On September 3rd, 2018 at 2:20 PM, a former NFL player posted a simple image on Twitter. The image was a portrait of himself with two lines of text spanning from cheek to cheek. What followed was unprecedented.
NFL + Kaepernick
Ask any football fan and they will tell you that the National Football League preseason is not a highly-regarded event by any means. Teams cut their roster down to 53 players, the wins don’t matter, and the heat of the summer is still in full effect. However, after August 27th, 2016, the NFL preseason became a hot-button topic amongst both football and non-football fans. This attention was due to the actions (or inactions) of the quarterback for the San Francisco 49ers, Colin Kaepernick.
You know what comes next.
Now, let’s fast-forward. Past the burning of jerseys, past the praise, past the ignorance, and past the NFL’s failure to appropriately handle any of this.
We are living in a time where if you don’t have an opinion on an issue people are mad at you. Furthermore, if you take a stance on that issue and people don’t agree, they are even more upset than before. This phenomenon has happened over and over with so many issues that we’ve all come to just expect it.
That’s not what should have happened with this issue, but somehow, it did.
The reason for Kaepernick’s peaceful protest was to bring awareness to systematic racism and police brutality in America. That is as plain and simple as it gets.
“I am not looking for approval. I have to stand up for people that are oppressed. … If they take football away, my endorsements from me, I know that I stood up for what is right.”
Nike + Kaepernick
By endorsing Kaepernick, Nike has continued their stance as a progressive brand that looks to unite. The loudest voices have declared a boycott, yet Nike has seen a 15% increase in online sales in the weeks following Kaep’s tweet.
Does this fix the systematic problems in America? Absolutely not, but kneeling didn’t either.
We have yet to see what this campaign can do, but it’s a start. The voices of those who are oppressed deserve to be heard and the companies that help that message spread will most certainly be regarded in doing so.
Kaepernick + Me
I know I’m a white guy from a suburban Minnesota town, but that doesn’t mean I should be silent in a time like this. To me, it means the absolute opposite. I should be supporting those who need it most.

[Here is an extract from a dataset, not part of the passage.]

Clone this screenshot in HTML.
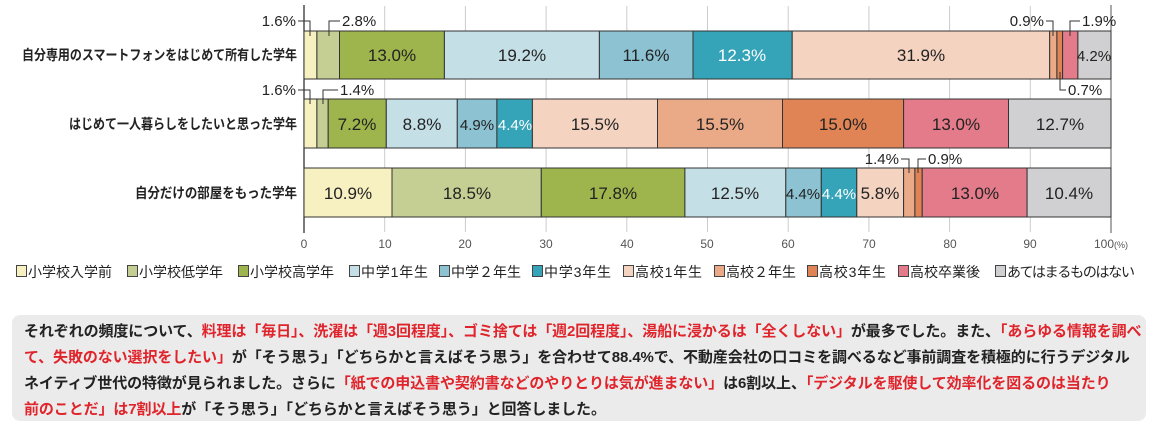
<!DOCTYPE html>
<html><head><meta charset="utf-8"><style>
body{margin:0;width:1158px;height:429px;background:#fff;overflow:hidden;font-family:"Liberation Sans","Noto Sans CJK JP",sans-serif;}
svg{position:absolute;left:0;top:0}
.box{position:absolute;left:12px;top:315px;width:1134px;height:106px;background:#ebebec;border-radius:8px;}
.t{position:absolute;left:24px;font-size:15px;font-weight:bold;color:#222;white-space:nowrap;letter-spacing:-0.1px;}
.r{color:#e0242b}
</style></head><body>
<svg width="1158" height="300" font-family="Liberation Sans, Noto Sans CJK JP, sans-serif">
<g stroke="#ccc" stroke-width="1">
<line x1="384.7" y1="6" x2="384.7" y2="232"/><line x1="465.4" y1="6" x2="465.4" y2="232"/><line x1="546.1" y1="6" x2="546.1" y2="232"/><line x1="626.8" y1="6" x2="626.8" y2="232"/><line x1="707.5" y1="6" x2="707.5" y2="232"/><line x1="788.2" y1="6" x2="788.2" y2="232"/><line x1="868.9" y1="6" x2="868.9" y2="232"/><line x1="949.6" y1="6" x2="949.6" y2="232"/><line x1="1030.3" y1="6" x2="1030.3" y2="232"/>
</g>
<line x1="304" y1="5" x2="304" y2="233" stroke="#222" stroke-width="1.2"/>
<line x1="1111" y1="5" x2="1111" y2="233" stroke="#555" stroke-width="1"/>
<g stroke="#333" stroke-width="1">
<rect x="304" y="31" width="12.9" height="48" fill="#f7f0c0"/>
<rect x="316.9" y="31" width="22.6" height="48" fill="#c5cf94"/>
<rect x="339.5" y="31" width="104.9" height="48" fill="#9db54c"/>
<rect x="444.4" y="31" width="155" height="48" fill="#c5dfe6"/>
<rect x="599.4" y="31" width="93.6" height="48" fill="#8dc2d2"/>
<rect x="693" y="31" width="99.2" height="48" fill="#35a4b8"/>
<rect x="792.2" y="31" width="257.5" height="48" fill="#f4d3c0"/>
<rect x="1049.7" y="31" width="7.2" height="48" fill="#eaaa88"/>
<rect x="1056.9" y="31" width="5.7" height="48" fill="#e08456"/>
<rect x="1062.6" y="31" width="15.3" height="48" fill="#e37b8a"/>
<rect x="1077.9" y="31" width="33.1" height="48" fill="#d0d0d2"/>
<rect x="304" y="99" width="12.9" height="49" fill="#f7f0c0"/>
<rect x="316.9" y="99" width="11.3" height="49" fill="#c5cf94"/>
<rect x="328.2" y="99" width="58.1" height="49" fill="#9db54c"/>
<rect x="386.3" y="99" width="71" height="49" fill="#c5dfe6"/>
<rect x="457.3" y="99" width="39.6" height="49" fill="#8dc2d2"/>
<rect x="496.9" y="99" width="35.5" height="49" fill="#35a4b8"/>
<rect x="532.4" y="99" width="125.1" height="49" fill="#f4d3c0"/>
<rect x="657.5" y="99" width="125" height="49" fill="#eaaa88"/>
<rect x="782.5" y="99" width="121.1" height="49" fill="#e08456"/>
<rect x="903.6" y="99" width="104.9" height="49" fill="#e37b8a"/>
<rect x="1008.5" y="99" width="102.5" height="49" fill="#d0d0d2"/>
<rect x="304" y="168" width="88" height="49" fill="#f7f0c0"/>
<rect x="392" y="168" width="149.3" height="49" fill="#c5cf94"/>
<rect x="541.3" y="168" width="143.6" height="49" fill="#9db54c"/>
<rect x="684.9" y="168" width="100.9" height="49" fill="#c5dfe6"/>
<rect x="785.8" y="168" width="35.5" height="49" fill="#8dc2d2"/>
<rect x="821.3" y="168" width="35.5" height="49" fill="#35a4b8"/>
<rect x="856.8" y="168" width="46.8" height="49" fill="#f4d3c0"/>
<rect x="903.6" y="168" width="11.3" height="49" fill="#eaaa88"/>
<rect x="914.9" y="168" width="7.3" height="49" fill="#e08456"/>
<rect x="922.2" y="168" width="104.9" height="49" fill="#e37b8a"/>
<rect x="1027.1" y="168" width="83.9" height="49" fill="#d0d0d2"/>
</g>
<g stroke="#333" stroke-width="1" fill="none">
<polyline points="298,21 310,21 310,36"/>
<polyline points="340,21 329,21 329,36"/>
<polyline points="298,90 310,90 310,104"/>
<polyline points="338,90 323,90 323,104"/>
<polyline points="1046,21 1053,21 1053,36"/>
<polyline points="1080,21 1070,21 1070,36"/>
<polyline points="1060,72 1060,90 1066,90"/>
<polyline points="901,159 909,159 909,173"/>
<polyline points="926,159 918,159 918,173"/>
</g>
<g font-size="15" fill="#222">
<text x="296" y="26" text-anchor="end">1.6%</text>
<text x="342" y="26">2.8%</text>
<text x="296" y="95" text-anchor="end">1.6%</text>
<text x="340" y="95">1.4%</text>
<text x="1044" y="26" text-anchor="end">0.9%</text>
<text x="1082" y="26">1.9%</text>
<text x="1068" y="95">0.7%</text>
<text x="899" y="164" text-anchor="end">1.4%</text>
<text x="928" y="164">0.9%</text>
</g>
<g font-size="17" fill="#222" text-anchor="middle">
<text x="392" y="61">13.0%</text><text x="522" y="61">19.2%</text><text x="646" y="61">11.6%</text><text x="742" y="61" fill="#fff">12.3%</text><text x="921" y="61">31.9%</text><text x="1094" y="61" font-size="15">4.2%</text>
<text x="357" y="130">7.2%</text><text x="422" y="130">8.8%</text><text x="477" y="130" font-size="15">4.9%</text><text x="515" y="130" font-size="15" fill="#fff">4.4%</text><text x="595" y="130">15.5%</text><text x="720" y="130">15.5%</text><text x="843" y="130">15.0%</text><text x="956" y="130">13.0%</text><text x="1060" y="130">12.7%</text>
<text x="348" y="199">10.9%</text><text x="467" y="199">18.5%</text><text x="613" y="199">17.8%</text><text x="735" y="199">12.5%</text><text x="803" y="199" font-size="15">4.4%</text><text x="839" y="199" font-size="15" fill="#fff">4.4%</text><text x="880" y="199">5.8%</text><text x="975" y="199">13.0%</text><text x="1069" y="199">10.4%</text>
</g>
<g font-size="14" font-weight="bold" fill="#222">
<text x="22" y="60" textLength="275" lengthAdjust="spacingAndGlyphs">自分専用のスマートフォンをはじめて所有した学年</text>
<text x="69" y="129" textLength="228" lengthAdjust="spacingAndGlyphs">はじめて一人暮らしをしたいと思った学年</text>
<text x="135" y="198" textLength="162" lengthAdjust="spacingAndGlyphs">自分だけの部屋をもった学年</text>
</g>
<g font-size="12" fill="#555" text-anchor="middle">
<text x="304" y="248">0</text><text x="385" y="248">10</text><text x="465" y="248">20</text><text x="546" y="248">30</text><text x="627" y="248">40</text><text x="707" y="248">50</text><text x="788" y="248">60</text><text x="869" y="248">70</text><text x="950" y="248">80</text><text x="1030" y="248">90</text><text x="1111" y="248">100<tspan font-size="9">(%)</tspan></text>
</g>
<g stroke="#444" stroke-width="1">
<rect x="16.5" y="265.5" width="10" height="11" fill="#f7f0c0"/>
<rect x="127.5" y="265.5" width="10" height="11" fill="#c5cf94"/>
<rect x="238.5" y="265.5" width="10" height="11" fill="#9db54c"/>
<rect x="349.5" y="265.5" width="10" height="11" fill="#c5dfe6"/>
<rect x="439.5" y="265.5" width="10" height="11" fill="#8dc2d2"/>
<rect x="532.5" y="265.5" width="10" height="11" fill="#35a4b8"/>
<rect x="623.5" y="265.5" width="10" height="11" fill="#f4d3c0"/>
<rect x="714.5" y="265.5" width="10" height="11" fill="#eaaa88"/>
<rect x="807.5" y="265.5" width="10" height="11" fill="#e08456"/>
<rect x="898.5" y="265.5" width="10" height="11" fill="#e37b8a"/>
<rect x="995.5" y="265.5" width="10" height="11" fill="#d0d0d2"/>
</g>
<g font-size="14" fill="#222">
<text x="28" y="277" textLength="84">小学校入学前</text><text x="139" y="277" textLength="84">小学校低学年</text><text x="250" y="277" textLength="84">小学校高学年</text><text x="361" y="277" textLength="67">中学1年生</text><text x="451" y="277" textLength="70">中学２年生</text><text x="544" y="277" textLength="67">中学3年生</text><text x="635" y="277" textLength="67">高校1年生</text><text x="726" y="277" textLength="70">高校２年生</text><text x="819" y="277" textLength="67">高校3年生</text><text x="910" y="277" textLength="70">高校卒業後</text><text x="1007" y="277" textLength="128">あてはまるものはない</text>
</g>
</svg>
<div class="box"></div>
<div class="t" style="top:320px">それぞれの頻度について、<span class="r">料理は「毎日」、洗濯は「週3回程度」、ゴミ捨ては「週2回程度」、湯船に浸かるは「全くしない」</span>が最多でした。また、<span class="r">「あらゆる情報を調べ</span></div>
<div class="t" style="top:346px"><span class="r">て、失敗のない選択をしたい」</span>が「そう思う」「どちらかと言えばそう思う」を合わせて88.4%で、不動産会社の口コミを調べるなど事前調査を積極的に行うデジタル</div>
<div class="t" style="top:372px">ネイティブ世代の特徴が見られました。さらに<span class="r">「紙での申込書や契約書などのやりとりは気が進まない」</span>は6割以上、<span class="r">「デジタルを駆使して効率化を図るのは当たり</span></div>
<div class="t" style="top:398px"><span class="r">前のことだ」は7割以上</span>が「そう思う」「どちらかと言えばそう思う」と回答しました。</div>
</body></html>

The biggest lesson I learned in high school was taught to me by a social studies teacher on the last day of my junior year. Instead of a sappy goodbye, he stood in front of the class and said he hoped that the historical topics we discussed would help us to recognize problems in today’s society. He closed his speech by saying, “Be on the right side of history.” That message stuck and it is more true to me now than the first time I heard it.
So, I challenge you all to do the same. Take the time to think about the world from someone else’s perspective. Feel what they feel, see what they see, and fight like hell to ensure everyone gets to feel the same way.